Humans are so good at imagining things alive that just reading a story about Timmy the pencil is eliciting feelings of sympathy and reactions.
We are not good judges of things in general. Maybe one day these AI tools will actually help us and give us better perception and wisdom for dealing with the universe, but that end-goal is a lot further away than the tech-bros want to admit. We have decades of absolute slop and likely a few disasters to wade through.
And there's going to be a LOT of people falling in love with super-advanced chat bots that don't experience the world in any way.
Maybe one day these AI tools will actually help us and give us better perception and wisdom for dealing with the universe
But where's the money in that?
More likely we'll be introduced to an anthropomorphic pencil, induced to fall in love with it, and then told by a machine that we need to pay $10/mo or the pencil gets it.
And there’s going to be a LOT of people falling in love with super-advanced chat bots that don’t experience the world in any way.
People fall in and out of love all the time. I think the real consequence of online digital romance - particularly with some shitty knock off AI - is that you're going to have a wave of young people who see romance as entirely transactional. Not some deep bond shared between two living people, but an emotional feed bar you hit to feel something in exchange for a fee.

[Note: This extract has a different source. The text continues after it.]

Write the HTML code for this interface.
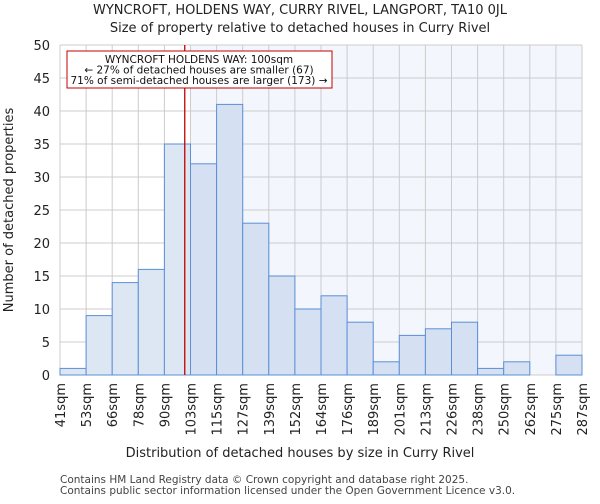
<!DOCTYPE html>
<html><head><meta charset="utf-8"><style>
body{margin:0;background:#fff;font-family:"DejaVu Sans","Liberation Sans",sans-serif}
</style></head><body>
<svg id="c" width="600" height="500" xmlns="http://www.w3.org/2000/svg" font-family="DejaVu Sans, Liberation Sans, sans-serif"></svg>
<script>
const edges=["41sqm","53sqm","66sqm","78sqm","90sqm","103sqm","115sqm","127sqm","139sqm","152sqm","164sqm","176sqm","189sqm","201sqm","213sqm","226sqm","238sqm","250sqm","262sqm","275sqm","287sqm"];
const counts=[1,9,14,16,35,32,41,23,15,10,12,8,2,6,7,8,1,2,0,3];
const yTicks=[0,5,10,15,20,25,30,35,40,45,50];
const markerPos=4.78; // bin index position of 100sqm
const svg=document.getElementById('c');const NS='http://www.w3.org/2000/svg';
const L=60,R=582,T=45,B=375,yMax=50;
const n=counts.length,bw=(R-L)/n;
const xs=i=>L+i*bw, ys=v=>B-(v/yMax)*(B-T);
function el(t,a,p){const e=document.createElementNS(NS,t);for(const k in a)e.setAttribute(k,a[k]);(p||svg).appendChild(e);return e;}
let e;
e=el('rect',{x:L,y:T,width:R-L,height:B-T,fill:'#fff'});


const hi=Math.ceil(markerPos);
e=el('rect',{x:xs(hi),y:T,width:R-xs(hi),height:B-T,fill:'#f3f6fc'});


yTicks.forEach(v=>{
 e=el('line',{x1:L,x2:R,y1:ys(v),y2:ys(v),stroke:'#cccccc','stroke-width':1});
 
 
 e=el('text',{x:L-10,y:ys(v)+5,'text-anchor':'end','font-size':13,fill:'#222'});e.textContent=v;
 
 
});
edges.forEach((lab,i)=>{
 e=el('line',{x1:xs(i),x2:xs(i),y1:T,y2:B,stroke:'#cccccc','stroke-width':1});
 
 
 const x=xs(i)+5,y=B+8;
 e=el('text',{x:x,y:y,'text-anchor':'end','font-size':13,fill:'#222',transform:`rotate(-90 ${x} ${y})`});e.textContent=lab;
 
 
});
counts.forEach((v,i)=>{
 if(v<=0)return;
 e=el('rect',{x:xs(i),y:ys(v),width:bw,height:B-ys(v),fill:i<hi?'#dde7f4':'#d5e1f3',stroke:'#5b8fd6','stroke-width':1});
 
 
});
const mx=L+markerPos*bw;
e=el('line',{x1:mx,x2:mx,y1:T,y2:B,stroke:'#c00000','stroke-width':1.3});


e=el('rect',{x:67,y:51,width:265,height:37,fill:'#fff',stroke:'#c00000','stroke-width':1});


["WYNCROFT HOLDENS WAY: 100sqm","← 27% of detached houses are smaller (67)","71% of semi-detached houses are larger (173) →"].forEach((t,i)=>{
 e=el('text',{x:199,y:63+i*10.5,'text-anchor':'middle','font-size':10.5,fill:'#111'});e.textContent=t;
 
 
});
e=el('text',{x:300,y:14,'text-anchor':'middle','font-size':13,fill:'#222'});e.textContent="WYNCROFT, HOLDENS WAY, CURRY RIVEL, LANGPORT, TA10 0JL";


e=el('text',{x:300,y:32,'text-anchor':'middle','font-size':13,fill:'#222'});e.textContent="Size of property relative to detached houses in Curry Rivel";


e=el('text',{x:300,y:457,'text-anchor':'middle','font-size':13,fill:'#222'});e.textContent="Distribution of detached houses by size in Curry Rivel";


e=el('text',{x:13,y:210,'text-anchor':'middle','font-size':13,fill:'#222',transform:'rotate(-90 13 210)'});e.textContent="Number of detached properties";


e=el('text',{x:60,y:483,'font-size':10.5,fill:'#444'});e.textContent="Contains HM Land Registry data © Crown copyright and database right 2025.";


e=el('text',{x:60,y:494,'font-size':10.5,fill:'#444'});e.textContent="Contains public sector information licensed under the Open Government Licence v3.0.";


</script>
</body></html>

When the exit their bubbles and discover other people aren't feed bars to slap for gratification, they're going to get frustrated and confused from the years spent in their Skinner Boxes. And that's going to leave us with a very easily radicalized young male population.
Everyone interacts with the world sooner or later. The question is whether you developed the muscles to survivor during childhood or you came out of your home as an emotional slab of veal, ripe for someone else to feast upon.